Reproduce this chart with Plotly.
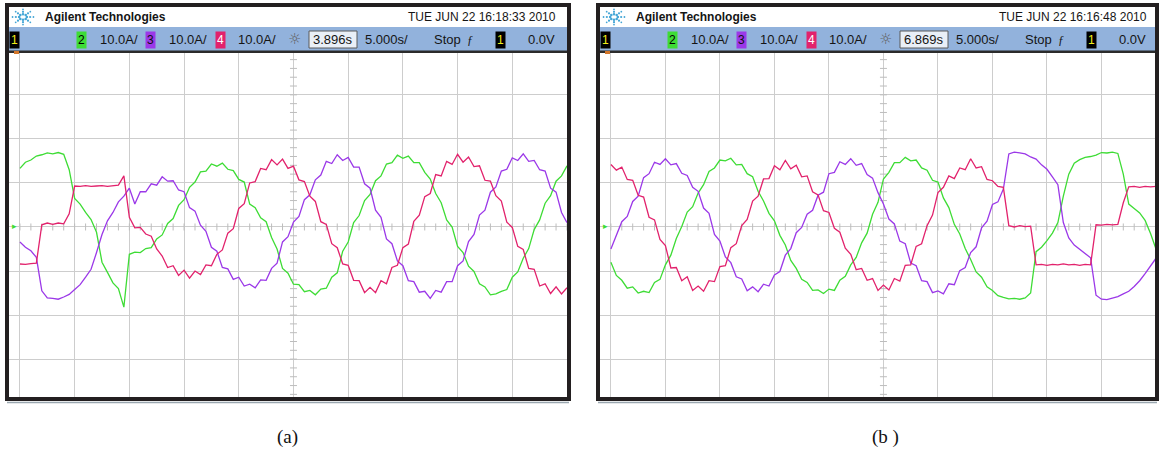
import plotly.graph_objects as go

W, H = 1159, 452

# sample times in screen divisions (horizontal: 5.000 ms/div)
t_div = [i / 10 for i in range(101)]

# panel (a) phase currents, in screen divisions (10.0 A/div)
a_green = [1.33, 1.47, 1.52, 1.61, 1.64, 1.68, 1.66, 1.69, 1.65, 1.30,
           0.65, 0.52, 0.33, 0.17, -0.12, -0.80, -1.03, -1.27, -1.40, -1.82,
           -0.62, -0.57, -0.58, -0.49, -0.47, -0.27, -0.18, 0.08, 0.19, 0.49,
           0.62, 0.90, 1.02, 1.25, 1.27, 1.43, 1.38, 1.45, 1.31, 1.28,
           1.08, 1.02, 0.52, 0.44, 0.21, 0.12, -0.24, -0.50, -0.94, -1.05,
           -1.30, -1.31, -1.47, -1.44, -1.54, -1.41, -1.39, -1.14, -1.04, -0.55,
           -0.34, 0.10, 0.26, 0.60, 0.74, 1.05, 1.16, 1.43, 1.46, 1.63,
           1.56, 1.61, 1.46, 1.46, 1.24, 1.09, 0.76, 0.55, 0.16, 0.00,
           -0.44, -0.58, -0.89, -1.01, -1.29, -1.36, -1.54, -1.52, -1.46, -1.42,
           -1.14, -1.02, -0.71, -0.49, -0.06, 0.16, 0.54, 0.71, 1.04, 1.16, 1.39]
a_purple = [-0.34, -0.46, -0.54, -0.69, -1.45, -1.61, -1.62, -1.64, -1.59, -1.53,
            -1.42, -1.31, -1.14, -0.96, -0.58, -0.17, 0.14, 0.33, 0.57, 0.70,
            0.88, 0.52, 0.80, 0.80, 0.98, 0.95, 1.14, 1.04, 1.05, 0.84,
            0.80, 0.44, 0.36, 0.04, -0.10, -0.46, -0.55, -0.92, -0.95, -1.19,
            -1.14, -1.34, -1.30, -1.38, -1.20, -1.21, -0.94, -0.82, -0.34, -0.22,
            0.11, 0.24, 0.62, 0.73, 1.07, 1.18, 1.49, 1.44, 1.64, 1.51,
            1.58, 1.36, 1.36, 0.98, 0.88, 0.38, 0.22, -0.27, -0.38, -0.77,
            -0.88, -1.22, -1.24, -1.48, -1.46, -1.62, -1.44, -1.48, -1.24, -1.24,
            -0.88, -0.77, -0.33, -0.17, 0.27, 0.38, 0.79, 0.91, 1.27, 1.31,
            1.57, 1.51, 1.66, 1.49, 1.51, 1.30, 1.27, 0.88, 0.79, 0.33, 0.10]
a_red = [-0.84, -0.85, -0.83, -0.82, 0.05, 0.09, 0.06, 0.09, 0.07, 0.30,
         0.93, 0.92, 0.94, 0.92, 0.93, 0.94, 0.92, 0.94, 0.95, 1.16,
         0.22, -0.02, -0.01, -0.16, -0.21, -0.50, -0.66, -0.92, -0.88, -1.10,
         -0.98, -1.16, -1.00, -1.08, -0.86, -0.88, -0.62, -0.52, -0.14, -0.04,
         0.42, 0.53, 1.00, 1.03, 1.33, 1.30, 1.53, 1.41, 1.54, 1.33,
         1.38, 1.07, 1.03, 0.70, 0.58, 0.12, 0.06, -0.38, -0.47, -0.84,
         -0.87, -1.21, -1.22, -1.49, -1.37, -1.49, -1.22, -1.29, -0.92, -0.87,
         -0.47, -0.39, 0.13, 0.27, 0.69, 0.76, 1.19, 1.16, 1.49, 1.42,
         1.65, 1.47, 1.59, 1.37, 1.39, 1.06, 1.04, 0.71, 0.59, 0.11,
         -0.01, -0.44, -0.51, -0.94, -0.96, -1.34, -1.29, -1.51, -1.36, -1.52, -1.38]

# panel (b) phase currents, in screen divisions (10.0 A/div)
b_green = [-0.80, -1.10, -1.21, -1.39, -1.36, -1.50, -1.46, -1.49, -1.26, -1.19,
           -0.86, -0.64, -0.26, 0.01, 0.34, 0.46, 0.77, 0.96, 1.26, 1.34,
           1.52, 1.50, 1.56, 1.41, 1.42, 1.21, 1.14, 0.81, 0.59, 0.31,
           0.14, -0.19, -0.41, -0.76, -0.94, -1.19, -1.26, -1.44, -1.43, -1.51,
           -1.41, -1.44, -1.21, -1.12, -0.86, -0.69, -0.36, -0.14, 0.29, 0.56,
           1.09, 1.24, 1.46, 1.46, 1.58, 1.50, 1.52, 1.34, 1.29, 1.06,
           1.02, 0.66, 0.44, 0.06, -0.16, -0.49, -0.74, -1.02, -1.14, -1.36,
           -1.44, -1.56, -1.60, -1.63, -1.62, -1.64, -1.61, -1.50, -0.56, -0.46,
           -0.31, -0.14, 0.10, 0.70, 1.20, 1.45, 1.53, 1.58, 1.60, 1.63,
           1.69, 1.68, 1.70, 1.67, 1.20, 0.52, 0.42, 0.32, 0.15, -0.15, -0.50]
b_purple = [-0.50, -0.20, 0.12, 0.24, 0.58, 0.70, 1.12, 1.21, 1.47, 1.42,
            1.55, 1.41, 1.44, 1.22, 1.17, 0.90, 0.81, 0.43, 0.31, -0.17,
            -0.32, -0.68, -0.81, -1.13, -1.18, -1.45, -1.36, -1.47, -1.30, -1.34,
            -1.09, -1.01, -0.64, -0.49, -0.13, -0.01, 0.29, 0.38, 0.72, 0.79,
            1.21, 1.24, 1.48, 1.42, 1.55, 1.40, 1.44, 1.19, 1.11, 0.78,
            0.52, 0.18, 0.07, -0.32, -0.38, -0.82, -0.88, -1.22, -1.24, -1.49,
            -1.45, -1.52, -1.29, -1.31, -0.99, -0.92, -0.58, -0.45, -0.02, 0.13,
            0.51, 0.57, 0.86, 1.66, 1.70, 1.68, 1.66, 1.59, 1.54, 1.41,
            1.31, 1.14, 0.96, 0.10, -0.25, -0.41, -0.50, -0.61, -0.70, -1.55,
            -1.64, -1.65, -1.62, -1.58, -1.52, -1.46, -1.35, -1.22, -1.06, -0.88, -0.71]
b_red = [1.42, 1.29, 1.36, 1.08, 1.06, 0.72, 0.68, 0.22, 0.16, -0.28,
         -0.42, -0.93, -0.92, -1.22, -1.13, -1.44, -1.34, -1.46, -1.22, -1.24,
         -0.90, -0.88, -0.47, -0.38, 0.03, 0.17, 0.59, 0.70, 1.09, 1.10,
         1.39, 1.30, 1.51, 1.32, 1.40, 1.14, 1.16, 0.80, 0.73, 0.37,
         0.33, -0.03, -0.12, -0.48, -0.62, -0.97, -0.94, -1.21, -1.17, -1.44,
         -1.32, -1.43, -1.17, -1.23, -0.87, -0.86, -0.44, -0.38, 0.03, 0.27,
         0.78, 0.90, 1.16, 1.10, 1.34, 1.30, 1.55, 1.34, 1.37, 1.08,
         1.05, 0.92, 0.90, 0.03, 0.00, 0.03, 0.01, 0.02, -0.86, -0.85,
         -0.87, -0.85, -0.86, -0.84, -0.86, -0.85, -0.87, -0.85, -0.86, 0.05,
         0.04, 0.06, 0.05, 0.06, 0.55, 0.91, 0.92, 0.90, 0.92, 0.91, 0.92]

series_names = ["Ch2 (green)", "Ch3 (purple)", "Ch4 (red)"]
series_colors = ["#3edc35", "#9b38e8", "#e2226c"]
panel_data = [[a_green, a_purple, a_red], [b_green, b_purple, b_red]]

panel_dates = ["TUE JUN 22 16:18:33 2010", "TUE JUN 22 16:16:48 2010"]
panel_delays = ["3.896s", "6.869s"]
captions = ["(a)", "(b )"]
channel_labels = ["1", "2", "3", "4"]
scale_label = "10.0A/"
timebase_label = "5.000s/"

SANS = "Liberation Sans, Arial, sans-serif"
SERIF = "Liberation Serif, Times New Roman, serif"


def X(p):
    return p / W


def Y(p):
    return 1 - p / H


fig = go.Figure()

axes = [("x", "y"), ("x2", "y2")]
for (xa, ya), traces in zip(axes, panel_data):
    # minor ticks on the centre axes
    fig.add_trace(go.Scatter(
        x=[5.0] * 39, y=[(k - 19) * 0.2 for k in range(39)], mode="markers",
        marker=dict(symbol="line-ew", size=5, line=dict(width=1, color="#bdbdbd")),
        xaxis=xa, yaxis=ya, hoverinfo="skip", showlegend=False))
    fig.add_trace(go.Scatter(
        x=[k * 0.2 for k in range(51)], y=[0.0] * 51, mode="markers",
        marker=dict(symbol="line-ns", size=5, line=dict(width=1, color="#bdbdbd")),
        xaxis=xa, yaxis=ya, hoverinfo="skip", showlegend=False))
    for name, col, ys in zip(series_names, series_colors, traces):
        fig.add_trace(go.Scatter(
            x=t_div, y=ys, mode="lines", name=name,
            line=dict(color=col, width=1.3),
            xaxis=xa, yaxis=ya, hoverinfo="skip", showlegend=False))

ax_common = dict(showticklabels=False, ticks="", zeroline=False, showline=False,
                 showgrid=True, gridcolor="#cdcdcd", gridwidth=1.2,
                 dtick=1, tick0=0, fixedrange=True)
ydom = [Y(397), Y(53)]
fig.update_layout(
    width=W, height=H, margin=dict(l=0, r=0, t=0, b=0),
    paper_bgcolor="white", plot_bgcolor="white", showlegend=False,
    xaxis=dict(domain=[X(9), X(567)], range=[-0.2, 10], anchor="y", **ax_common),
    yaxis=dict(domain=ydom, range=[-3.86, 3.95], anchor="x", **ax_common),
    xaxis2=dict(domain=[X(600), X(1156)], range=[-0.2, 10], anchor="y2", **ax_common),
    yaxis2=dict(domain=ydom, range=[-3.86, 3.95], anchor="x2", **ax_common),
)

shapes = []
ann = []


def rect(x0, y0, x1, y1, fill, line=None, lw=0, layer="above"):
    shapes.append(dict(type="rect", xref="paper", yref="paper",
                       x0=X(x0), x1=X(x1), y0=Y(y1), y1=Y(y0),
                       fillcolor=fill, line=dict(color=line or fill, width=lw),
                       layer=layer))


def text(x, y, s, size=13, color="#151515", xanchor="left", family=SANS,
         bold=False, bg=None, pad=0):
    ann.append(dict(xref="paper", yref="paper", x=X(x), y=Y(y), text=("<b>%s</b>" % s) if bold else s,
                    showarrow=False, xanchor=xanchor, yanchor="middle",
                    font=dict(size=size, color=color, family=family),
                    bgcolor=bg, borderpad=pad))


frames = [(7, 569), (598, 1157)]
for i, (fl, fr) in enumerate(frames):
    dx = fl - 7
    inner_r = fr - 2
    # blue status band and separator
    rect(fl + 2, 27, inner_r, 51, "#92b2dc")
    rect(fl + 2, 50.5, inner_r, 53, "#2b2b2b")
    rect(14 + dx, 51, 19 + dx, 54, "#d2762a")
    # outer frame
    shapes.append(dict(type="rect", xref="paper", yref="paper",
                       x0=X(fl), x1=X(fr), y0=Y(399), y1=Y(5),
                       line=dict(color="#231f20", width=4), layer="above"))
    shapes.append(dict(type="line", xref="paper", yref="paper",
                       x0=X(fl), x1=X(fr), y0=Y(402.5), y1=Y(402.5),
                       line=dict(color="#9aa7b0", width=1.5), layer="above"))
    # Agilent logo: starburst of dots
    cx, cy = 23 + dx, 17
    rays = [(1, 0), (0.7, 0.7), (0, 1), (-0.7, 0.7), (-1, 0), (-0.7, -0.7), (0, -1), (0.7, -0.7)]
    for ux, uy in rays:
        for r, s in [(3.5, 1.3), (6.5, 1.1), (9.5, 0.9)]:
            px_, py_ = cx + ux * r * 1.1, cy + uy * r * 0.8
            shapes.append(dict(type="circle", xref="paper", yref="paper",
                               x0=X(px_ - s), x1=X(px_ + s), y0=Y(py_ + s), y1=Y(py_ - s),
                               fillcolor="#45a6d6", line=dict(width=0), layer="above"))
    text(44 + dx, 17, "Agilent Technologies", size=12, bold=True)
    text(557 + dx, 17, panel_dates[i], size=12, xanchor="right")
    # status band entries
    text(14.5 + dx, 39.5, channel_labels[0], size=12, color="#f2ee1a", xanchor="center", bg="#000000", pad=1)
    text(81.5 + dx, 39.5, channel_labels[1], size=12, color="#000000", xanchor="center", bg=series_colors[0], pad=1)
    text(99 + dx, 39.5, scale_label)
    text(150 + dx, 39.5, channel_labels[2], size=12, color="#111111", xanchor="center", bg=series_colors[1], pad=1)
    text(168 + dx, 39.5, scale_label)
    text(220 + dx, 39.5, channel_labels[3], size=12, color="#ffffff", xanchor="center", bg=series_colors[2], pad=1)
    text(237 + dx, 39.5, scale_label)
    text(294 + dx, 38.5, "☼", size=15, color="#606060", xanchor="center", family="DejaVu Sans")
    rect(309 + dx, 31, 357 + dx, 48, "#e9eff7", line="#5a5a5a", lw=1)
    text(333 + dx, 39.5, panel_delays[i], xanchor="center")
    text(364 + dx, 39.5, timebase_label)
    text(433 + dx, 39.5, "Stop")
    text(470 + dx, 39.5, "<i>ƒ</i>", size=12, xanchor="center", family=SERIF)
    text(500 + dx, 39.5, channel_labels[0], size=12, color="#f2ee1a", xanchor="center", bg="#000000", pad=1)
    text(556 + dx, 39.5, "0.0V", xanchor="right")
    # ground reference marker
    text(14 + dx, 226, "▸", size=9, color="#3edc35", xanchor="center", family="DejaVu Sans")
    # caption
    text((287, 885)[i], 437, captions[i], size=19, xanchor="center", family=SERIF, color="#111111")

fig.update_layout(shapes=shapes, annotations=ann)
fig.write_html("out.html", config={"displayModeBar": False},
               post_script="document.body.style.margin='0px';")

#### Do this:
The lines from the top of the data above through the one holding "t_div = [i / 10 for i in range(101)]" are to be repeated exactly, and only those, with no pictures.

#### Response to this exercise:
Reproduce this chart with Plotly.
import plotly.graph_objects as go

W, H = 1159, 452

# sample times in screen divisions (horizontal: 5.000 ms/div)
t_div = [i / 10 for i in range(101)]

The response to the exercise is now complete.